(INSTRUCTIONS FOR THE TASK)
Take the lines beginning with the one that contains "Give me the Apache" and ending with the one that contains "-0.288], [0.493, -0.727]];", and set them down exactly. Omit all pictures.

(SUPPLIED DATA)
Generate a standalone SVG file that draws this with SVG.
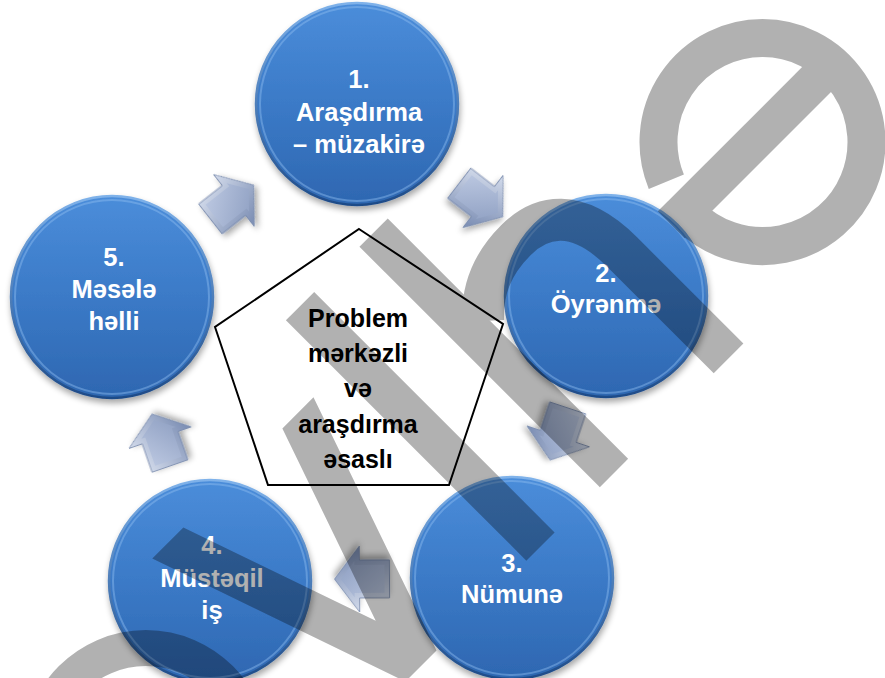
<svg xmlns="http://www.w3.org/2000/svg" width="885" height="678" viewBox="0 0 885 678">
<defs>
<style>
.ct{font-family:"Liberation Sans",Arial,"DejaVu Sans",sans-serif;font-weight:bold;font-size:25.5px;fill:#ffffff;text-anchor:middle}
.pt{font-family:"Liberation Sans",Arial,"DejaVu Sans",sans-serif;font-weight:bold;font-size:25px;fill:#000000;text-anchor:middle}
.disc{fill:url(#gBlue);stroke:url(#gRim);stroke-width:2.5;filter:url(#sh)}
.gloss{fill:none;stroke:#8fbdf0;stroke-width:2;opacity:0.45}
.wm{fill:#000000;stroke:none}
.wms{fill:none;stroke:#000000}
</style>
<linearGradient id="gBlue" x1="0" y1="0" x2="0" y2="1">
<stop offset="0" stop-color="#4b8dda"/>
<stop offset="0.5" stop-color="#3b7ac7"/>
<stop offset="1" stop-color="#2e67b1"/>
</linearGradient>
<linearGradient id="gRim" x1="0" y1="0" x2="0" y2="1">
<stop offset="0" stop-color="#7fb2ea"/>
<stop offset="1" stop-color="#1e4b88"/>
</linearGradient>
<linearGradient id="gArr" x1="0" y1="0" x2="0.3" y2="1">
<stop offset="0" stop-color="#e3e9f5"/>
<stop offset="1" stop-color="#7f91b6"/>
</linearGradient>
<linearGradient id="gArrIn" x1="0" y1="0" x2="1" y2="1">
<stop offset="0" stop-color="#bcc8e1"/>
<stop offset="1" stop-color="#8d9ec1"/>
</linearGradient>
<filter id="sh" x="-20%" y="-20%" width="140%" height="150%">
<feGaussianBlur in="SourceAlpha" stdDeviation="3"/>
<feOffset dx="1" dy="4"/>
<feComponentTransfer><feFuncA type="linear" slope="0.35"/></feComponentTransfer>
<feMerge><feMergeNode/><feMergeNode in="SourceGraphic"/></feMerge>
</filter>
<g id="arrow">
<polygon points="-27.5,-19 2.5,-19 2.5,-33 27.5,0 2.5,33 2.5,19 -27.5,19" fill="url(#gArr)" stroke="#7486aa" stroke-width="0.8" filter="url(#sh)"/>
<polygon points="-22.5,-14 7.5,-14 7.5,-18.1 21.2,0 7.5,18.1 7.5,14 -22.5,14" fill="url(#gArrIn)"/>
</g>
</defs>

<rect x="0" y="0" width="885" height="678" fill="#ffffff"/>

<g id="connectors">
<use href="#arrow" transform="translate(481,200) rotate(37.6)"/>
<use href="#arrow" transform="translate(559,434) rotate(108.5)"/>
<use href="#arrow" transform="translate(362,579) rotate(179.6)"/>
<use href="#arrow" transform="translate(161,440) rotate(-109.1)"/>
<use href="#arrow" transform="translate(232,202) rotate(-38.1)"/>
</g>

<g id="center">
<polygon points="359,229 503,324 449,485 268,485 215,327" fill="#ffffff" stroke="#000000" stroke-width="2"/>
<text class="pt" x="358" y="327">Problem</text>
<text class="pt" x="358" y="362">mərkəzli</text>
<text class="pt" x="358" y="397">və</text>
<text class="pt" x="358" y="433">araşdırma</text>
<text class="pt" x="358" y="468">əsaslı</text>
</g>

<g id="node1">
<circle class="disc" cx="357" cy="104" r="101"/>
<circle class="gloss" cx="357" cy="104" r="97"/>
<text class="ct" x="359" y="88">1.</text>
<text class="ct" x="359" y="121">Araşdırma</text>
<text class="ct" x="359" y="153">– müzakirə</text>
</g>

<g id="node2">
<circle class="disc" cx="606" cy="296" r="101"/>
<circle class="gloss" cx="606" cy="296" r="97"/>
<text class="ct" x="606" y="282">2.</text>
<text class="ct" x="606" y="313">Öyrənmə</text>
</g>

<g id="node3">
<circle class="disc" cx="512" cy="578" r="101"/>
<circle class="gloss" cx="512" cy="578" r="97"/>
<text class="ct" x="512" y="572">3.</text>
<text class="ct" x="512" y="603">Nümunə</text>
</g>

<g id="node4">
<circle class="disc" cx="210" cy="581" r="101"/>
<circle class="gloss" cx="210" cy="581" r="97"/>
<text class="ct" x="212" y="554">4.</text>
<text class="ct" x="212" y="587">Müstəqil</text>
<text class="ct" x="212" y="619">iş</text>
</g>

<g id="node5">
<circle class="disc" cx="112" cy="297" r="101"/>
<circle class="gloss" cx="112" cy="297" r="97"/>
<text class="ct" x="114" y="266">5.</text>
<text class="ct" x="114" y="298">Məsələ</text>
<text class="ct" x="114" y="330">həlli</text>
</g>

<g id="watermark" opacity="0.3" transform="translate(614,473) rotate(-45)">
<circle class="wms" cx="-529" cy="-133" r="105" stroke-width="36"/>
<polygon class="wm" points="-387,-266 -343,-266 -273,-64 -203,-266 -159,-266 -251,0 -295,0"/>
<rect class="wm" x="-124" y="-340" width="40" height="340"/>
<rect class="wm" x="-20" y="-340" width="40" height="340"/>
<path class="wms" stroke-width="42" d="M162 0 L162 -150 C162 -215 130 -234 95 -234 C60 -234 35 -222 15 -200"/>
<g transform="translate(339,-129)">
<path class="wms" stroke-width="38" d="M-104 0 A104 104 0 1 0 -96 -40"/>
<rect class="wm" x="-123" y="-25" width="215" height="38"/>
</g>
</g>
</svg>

==

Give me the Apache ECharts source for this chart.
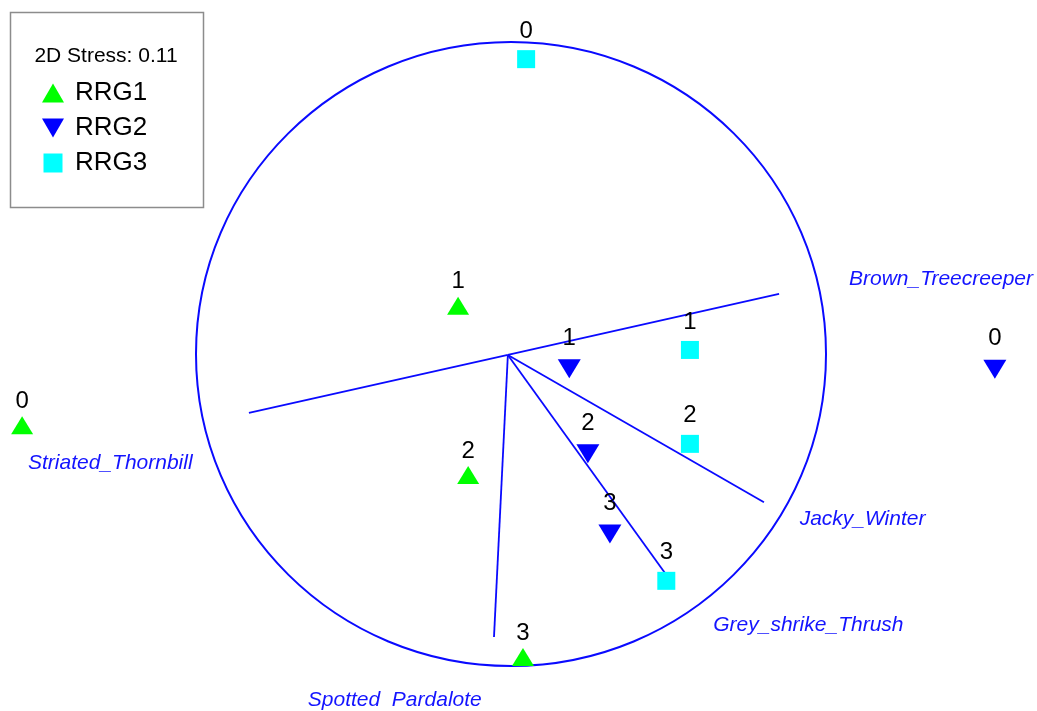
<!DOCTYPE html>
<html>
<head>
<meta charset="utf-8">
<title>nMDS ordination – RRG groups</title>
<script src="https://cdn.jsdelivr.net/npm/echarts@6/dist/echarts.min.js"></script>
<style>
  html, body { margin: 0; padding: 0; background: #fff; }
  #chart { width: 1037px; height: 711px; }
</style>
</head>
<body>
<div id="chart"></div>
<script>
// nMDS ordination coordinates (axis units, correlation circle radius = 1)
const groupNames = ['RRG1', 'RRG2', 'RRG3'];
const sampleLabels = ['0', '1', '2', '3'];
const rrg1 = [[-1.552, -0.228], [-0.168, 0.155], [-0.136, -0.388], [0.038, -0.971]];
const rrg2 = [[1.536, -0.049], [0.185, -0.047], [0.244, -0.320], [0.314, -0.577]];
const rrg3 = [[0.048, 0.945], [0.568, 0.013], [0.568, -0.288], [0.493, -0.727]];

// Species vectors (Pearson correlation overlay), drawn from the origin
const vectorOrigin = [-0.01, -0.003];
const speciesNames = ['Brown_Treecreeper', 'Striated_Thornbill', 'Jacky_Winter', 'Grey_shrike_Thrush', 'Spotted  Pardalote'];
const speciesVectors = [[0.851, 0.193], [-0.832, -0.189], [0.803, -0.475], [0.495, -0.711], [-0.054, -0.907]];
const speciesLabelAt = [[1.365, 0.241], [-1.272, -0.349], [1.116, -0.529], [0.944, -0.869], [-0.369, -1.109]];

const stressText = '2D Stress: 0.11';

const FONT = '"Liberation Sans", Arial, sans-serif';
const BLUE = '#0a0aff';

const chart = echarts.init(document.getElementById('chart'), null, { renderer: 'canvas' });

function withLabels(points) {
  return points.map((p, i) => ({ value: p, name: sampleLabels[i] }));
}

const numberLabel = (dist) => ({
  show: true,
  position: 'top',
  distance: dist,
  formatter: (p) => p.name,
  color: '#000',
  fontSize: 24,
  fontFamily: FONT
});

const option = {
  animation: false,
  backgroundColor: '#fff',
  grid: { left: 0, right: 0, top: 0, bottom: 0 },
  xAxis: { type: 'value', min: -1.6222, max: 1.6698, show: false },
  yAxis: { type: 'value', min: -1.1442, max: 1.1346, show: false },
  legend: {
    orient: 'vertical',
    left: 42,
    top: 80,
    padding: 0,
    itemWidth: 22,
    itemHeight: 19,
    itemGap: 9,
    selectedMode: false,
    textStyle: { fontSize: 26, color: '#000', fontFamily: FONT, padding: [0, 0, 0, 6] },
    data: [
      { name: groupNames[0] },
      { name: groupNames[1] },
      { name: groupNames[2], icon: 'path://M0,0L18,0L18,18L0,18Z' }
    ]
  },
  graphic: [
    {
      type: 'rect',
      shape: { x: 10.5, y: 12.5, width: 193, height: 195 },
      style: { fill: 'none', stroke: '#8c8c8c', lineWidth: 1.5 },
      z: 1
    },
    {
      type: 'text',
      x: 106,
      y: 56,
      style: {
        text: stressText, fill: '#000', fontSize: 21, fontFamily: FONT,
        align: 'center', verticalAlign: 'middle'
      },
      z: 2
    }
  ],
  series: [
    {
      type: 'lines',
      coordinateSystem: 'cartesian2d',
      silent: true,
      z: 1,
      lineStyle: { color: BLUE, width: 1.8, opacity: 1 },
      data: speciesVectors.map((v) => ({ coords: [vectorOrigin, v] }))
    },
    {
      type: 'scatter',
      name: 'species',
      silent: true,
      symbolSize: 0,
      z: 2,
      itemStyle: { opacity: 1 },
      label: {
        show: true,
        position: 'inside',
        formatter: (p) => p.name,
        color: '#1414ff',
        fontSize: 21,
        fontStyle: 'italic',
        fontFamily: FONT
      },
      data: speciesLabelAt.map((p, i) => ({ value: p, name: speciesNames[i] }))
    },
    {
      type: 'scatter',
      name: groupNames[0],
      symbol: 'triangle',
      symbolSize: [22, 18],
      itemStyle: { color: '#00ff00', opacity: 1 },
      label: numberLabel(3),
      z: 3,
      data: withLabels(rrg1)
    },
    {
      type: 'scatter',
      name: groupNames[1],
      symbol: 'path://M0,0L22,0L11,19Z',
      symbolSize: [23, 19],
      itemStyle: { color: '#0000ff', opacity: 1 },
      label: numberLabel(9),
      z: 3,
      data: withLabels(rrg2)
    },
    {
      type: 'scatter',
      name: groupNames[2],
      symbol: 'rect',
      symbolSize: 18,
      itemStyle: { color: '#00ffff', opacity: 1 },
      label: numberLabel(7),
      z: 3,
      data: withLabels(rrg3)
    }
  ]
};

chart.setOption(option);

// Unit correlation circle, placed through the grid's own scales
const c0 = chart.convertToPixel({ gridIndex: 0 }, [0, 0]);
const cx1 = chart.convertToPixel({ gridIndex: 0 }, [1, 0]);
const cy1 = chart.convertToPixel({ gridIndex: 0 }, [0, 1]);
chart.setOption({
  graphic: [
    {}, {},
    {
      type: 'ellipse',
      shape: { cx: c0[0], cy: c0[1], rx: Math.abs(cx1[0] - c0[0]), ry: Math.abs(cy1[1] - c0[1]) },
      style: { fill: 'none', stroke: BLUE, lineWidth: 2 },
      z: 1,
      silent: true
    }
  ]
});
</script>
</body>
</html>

* * *

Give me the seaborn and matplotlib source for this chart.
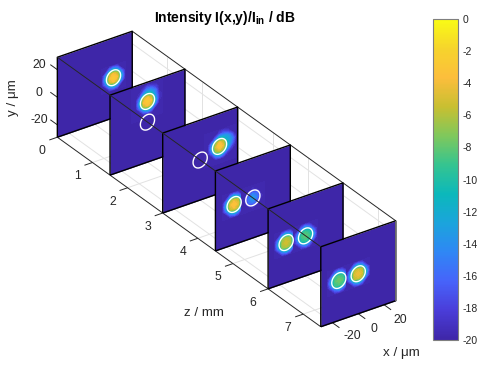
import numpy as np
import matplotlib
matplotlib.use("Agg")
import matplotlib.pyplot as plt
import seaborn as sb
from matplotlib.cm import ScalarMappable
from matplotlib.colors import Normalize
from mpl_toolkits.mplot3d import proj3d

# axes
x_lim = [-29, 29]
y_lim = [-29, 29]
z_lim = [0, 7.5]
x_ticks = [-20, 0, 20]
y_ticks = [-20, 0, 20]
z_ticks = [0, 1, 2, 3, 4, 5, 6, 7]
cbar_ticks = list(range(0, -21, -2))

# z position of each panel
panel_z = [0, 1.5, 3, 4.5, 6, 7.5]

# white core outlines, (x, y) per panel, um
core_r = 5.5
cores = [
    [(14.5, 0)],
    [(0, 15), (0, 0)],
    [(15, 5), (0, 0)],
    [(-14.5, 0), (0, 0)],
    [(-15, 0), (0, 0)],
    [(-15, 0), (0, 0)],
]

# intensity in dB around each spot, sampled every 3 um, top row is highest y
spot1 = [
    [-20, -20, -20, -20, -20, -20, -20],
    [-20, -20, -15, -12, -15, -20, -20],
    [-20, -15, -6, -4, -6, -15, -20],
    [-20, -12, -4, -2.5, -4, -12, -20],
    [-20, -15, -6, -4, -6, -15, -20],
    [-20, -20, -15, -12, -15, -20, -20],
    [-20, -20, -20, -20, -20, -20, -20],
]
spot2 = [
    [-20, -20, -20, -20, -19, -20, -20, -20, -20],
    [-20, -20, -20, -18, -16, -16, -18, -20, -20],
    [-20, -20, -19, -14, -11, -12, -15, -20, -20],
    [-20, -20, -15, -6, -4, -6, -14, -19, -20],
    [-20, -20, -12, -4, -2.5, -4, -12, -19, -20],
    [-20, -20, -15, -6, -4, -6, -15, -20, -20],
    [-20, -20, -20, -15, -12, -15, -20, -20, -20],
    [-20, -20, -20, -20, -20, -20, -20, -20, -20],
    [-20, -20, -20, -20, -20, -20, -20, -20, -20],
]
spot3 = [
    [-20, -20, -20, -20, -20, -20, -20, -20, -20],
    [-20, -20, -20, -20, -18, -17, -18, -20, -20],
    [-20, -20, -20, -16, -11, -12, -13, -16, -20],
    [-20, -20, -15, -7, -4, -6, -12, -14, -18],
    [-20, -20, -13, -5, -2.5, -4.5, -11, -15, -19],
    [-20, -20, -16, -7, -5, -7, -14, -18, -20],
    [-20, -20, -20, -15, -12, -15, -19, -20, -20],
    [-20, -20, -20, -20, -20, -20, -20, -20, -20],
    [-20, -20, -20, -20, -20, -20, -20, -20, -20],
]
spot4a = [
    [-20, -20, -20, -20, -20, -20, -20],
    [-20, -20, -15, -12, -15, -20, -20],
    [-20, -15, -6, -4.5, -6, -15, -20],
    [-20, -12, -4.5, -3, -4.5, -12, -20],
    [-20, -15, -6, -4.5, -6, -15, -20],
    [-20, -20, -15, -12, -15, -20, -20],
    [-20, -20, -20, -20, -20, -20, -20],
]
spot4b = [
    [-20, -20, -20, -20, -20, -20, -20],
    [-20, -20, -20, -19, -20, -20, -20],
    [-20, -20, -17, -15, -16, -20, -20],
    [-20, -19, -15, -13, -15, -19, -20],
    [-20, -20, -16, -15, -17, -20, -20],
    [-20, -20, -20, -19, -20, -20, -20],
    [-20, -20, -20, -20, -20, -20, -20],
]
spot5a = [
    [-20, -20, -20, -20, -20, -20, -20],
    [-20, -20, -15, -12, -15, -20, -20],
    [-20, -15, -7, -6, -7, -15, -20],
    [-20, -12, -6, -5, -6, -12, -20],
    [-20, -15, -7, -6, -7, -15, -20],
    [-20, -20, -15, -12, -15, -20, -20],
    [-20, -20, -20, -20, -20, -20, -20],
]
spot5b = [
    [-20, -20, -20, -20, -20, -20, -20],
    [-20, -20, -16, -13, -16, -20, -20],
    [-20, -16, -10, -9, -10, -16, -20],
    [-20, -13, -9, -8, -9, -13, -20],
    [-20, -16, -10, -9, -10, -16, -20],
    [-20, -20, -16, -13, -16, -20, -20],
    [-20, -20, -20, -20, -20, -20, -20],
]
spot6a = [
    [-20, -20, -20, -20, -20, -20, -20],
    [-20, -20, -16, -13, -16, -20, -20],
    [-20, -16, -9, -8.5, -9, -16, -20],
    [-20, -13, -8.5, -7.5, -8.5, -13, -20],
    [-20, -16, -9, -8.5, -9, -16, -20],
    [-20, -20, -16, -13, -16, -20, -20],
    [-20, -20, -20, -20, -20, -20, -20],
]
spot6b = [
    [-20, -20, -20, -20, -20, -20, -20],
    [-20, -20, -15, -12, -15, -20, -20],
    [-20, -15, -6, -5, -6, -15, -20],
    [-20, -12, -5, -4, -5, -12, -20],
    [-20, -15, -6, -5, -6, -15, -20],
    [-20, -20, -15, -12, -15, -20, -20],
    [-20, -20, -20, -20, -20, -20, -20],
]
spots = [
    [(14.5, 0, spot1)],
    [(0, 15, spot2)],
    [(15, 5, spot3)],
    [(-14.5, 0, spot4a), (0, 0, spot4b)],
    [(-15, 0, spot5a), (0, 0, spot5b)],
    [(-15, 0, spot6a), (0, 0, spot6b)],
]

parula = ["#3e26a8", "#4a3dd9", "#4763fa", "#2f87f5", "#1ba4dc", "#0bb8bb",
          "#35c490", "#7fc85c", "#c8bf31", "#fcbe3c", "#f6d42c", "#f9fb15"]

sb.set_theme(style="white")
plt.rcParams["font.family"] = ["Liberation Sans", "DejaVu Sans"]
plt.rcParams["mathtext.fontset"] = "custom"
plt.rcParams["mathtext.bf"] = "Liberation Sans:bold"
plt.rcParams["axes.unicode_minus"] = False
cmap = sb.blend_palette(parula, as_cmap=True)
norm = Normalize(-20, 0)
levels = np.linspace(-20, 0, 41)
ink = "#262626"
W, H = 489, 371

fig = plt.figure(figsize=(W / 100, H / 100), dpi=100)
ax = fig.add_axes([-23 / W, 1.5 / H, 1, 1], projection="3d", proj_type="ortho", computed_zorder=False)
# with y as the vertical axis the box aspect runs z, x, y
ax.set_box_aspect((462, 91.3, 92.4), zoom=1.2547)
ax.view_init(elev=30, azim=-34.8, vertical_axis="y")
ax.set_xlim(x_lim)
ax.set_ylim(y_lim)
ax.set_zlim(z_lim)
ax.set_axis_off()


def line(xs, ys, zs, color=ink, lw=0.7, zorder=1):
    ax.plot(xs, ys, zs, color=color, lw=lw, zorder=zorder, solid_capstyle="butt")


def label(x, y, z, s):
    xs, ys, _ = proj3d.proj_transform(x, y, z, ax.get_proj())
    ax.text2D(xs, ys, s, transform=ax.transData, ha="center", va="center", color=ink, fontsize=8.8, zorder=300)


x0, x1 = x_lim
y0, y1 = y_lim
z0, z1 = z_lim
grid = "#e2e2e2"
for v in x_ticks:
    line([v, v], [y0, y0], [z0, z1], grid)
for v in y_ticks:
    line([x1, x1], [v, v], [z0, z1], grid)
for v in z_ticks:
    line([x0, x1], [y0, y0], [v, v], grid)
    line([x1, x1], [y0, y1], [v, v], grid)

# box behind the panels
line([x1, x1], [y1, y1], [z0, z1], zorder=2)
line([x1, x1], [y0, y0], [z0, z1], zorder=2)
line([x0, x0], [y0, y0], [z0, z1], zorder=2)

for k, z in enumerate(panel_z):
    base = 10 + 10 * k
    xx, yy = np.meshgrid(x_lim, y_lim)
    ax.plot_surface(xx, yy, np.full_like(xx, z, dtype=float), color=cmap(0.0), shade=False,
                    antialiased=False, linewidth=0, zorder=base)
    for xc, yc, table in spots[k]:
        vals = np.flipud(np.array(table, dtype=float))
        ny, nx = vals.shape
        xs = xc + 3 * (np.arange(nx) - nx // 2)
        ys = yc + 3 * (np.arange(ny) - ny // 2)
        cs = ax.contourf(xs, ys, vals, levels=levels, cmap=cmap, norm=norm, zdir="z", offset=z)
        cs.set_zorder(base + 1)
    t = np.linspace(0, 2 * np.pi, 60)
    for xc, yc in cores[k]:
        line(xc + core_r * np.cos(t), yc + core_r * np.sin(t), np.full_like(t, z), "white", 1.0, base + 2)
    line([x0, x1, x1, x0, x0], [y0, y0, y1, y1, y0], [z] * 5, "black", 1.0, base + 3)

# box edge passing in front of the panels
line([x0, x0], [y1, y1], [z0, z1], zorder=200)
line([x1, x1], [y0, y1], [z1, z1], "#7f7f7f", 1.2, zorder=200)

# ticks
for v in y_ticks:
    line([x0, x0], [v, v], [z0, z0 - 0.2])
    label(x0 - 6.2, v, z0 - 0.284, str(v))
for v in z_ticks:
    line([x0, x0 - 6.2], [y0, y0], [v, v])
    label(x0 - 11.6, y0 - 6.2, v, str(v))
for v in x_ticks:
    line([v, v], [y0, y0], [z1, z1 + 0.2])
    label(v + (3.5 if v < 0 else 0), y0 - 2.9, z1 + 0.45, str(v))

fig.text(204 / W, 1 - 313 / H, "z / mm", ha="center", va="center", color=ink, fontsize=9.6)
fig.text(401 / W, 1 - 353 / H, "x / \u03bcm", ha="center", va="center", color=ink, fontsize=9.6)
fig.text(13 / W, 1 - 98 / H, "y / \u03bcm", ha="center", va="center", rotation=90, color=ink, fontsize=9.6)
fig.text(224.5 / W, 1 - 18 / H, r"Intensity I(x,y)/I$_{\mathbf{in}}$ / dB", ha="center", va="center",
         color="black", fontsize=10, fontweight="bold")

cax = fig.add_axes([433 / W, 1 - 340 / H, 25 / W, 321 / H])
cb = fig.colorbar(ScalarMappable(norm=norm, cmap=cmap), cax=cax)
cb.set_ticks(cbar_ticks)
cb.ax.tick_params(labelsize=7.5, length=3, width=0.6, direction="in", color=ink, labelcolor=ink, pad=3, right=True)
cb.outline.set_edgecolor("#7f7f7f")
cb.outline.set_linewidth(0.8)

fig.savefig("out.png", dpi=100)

(TASK RESULT)
Give me the Apache ECharts source for this chart.
<!DOCTYPE html>
<html>
<head>
<meta charset="utf-8">
<title>nMDS ordination – RRG groups</title>
<script src="https://cdn.jsdelivr.net/npm/echarts@6/dist/echarts.min.js"></script>
<style>
  html, body { margin: 0; padding: 0; background: #fff; }
  #chart { width: 1037px; height: 711px; }
</style>
</head>
<body>
<div id="chart"></div>
<script>
// nMDS ordination coordinates (axis units, correlation circle radius = 1)
const groupNames = ['RRG1', 'RRG2', 'RRG3'];
const sampleLabels = ['0', '1', '2', '3'];
const rrg1 = [[-1.552, -0.228], [-0.168, 0.155], [-0.136, -0.388], [0.038, -0.971]];
const rrg2 = [[1.536, -0.049], [0.185, -0.047], [0.244, -0.320], [0.314, -0.577]];
const rrg3 = [[0.048, 0.945], [0.568, 0.013], [0.568, -0.288], [0.493, -0.727]];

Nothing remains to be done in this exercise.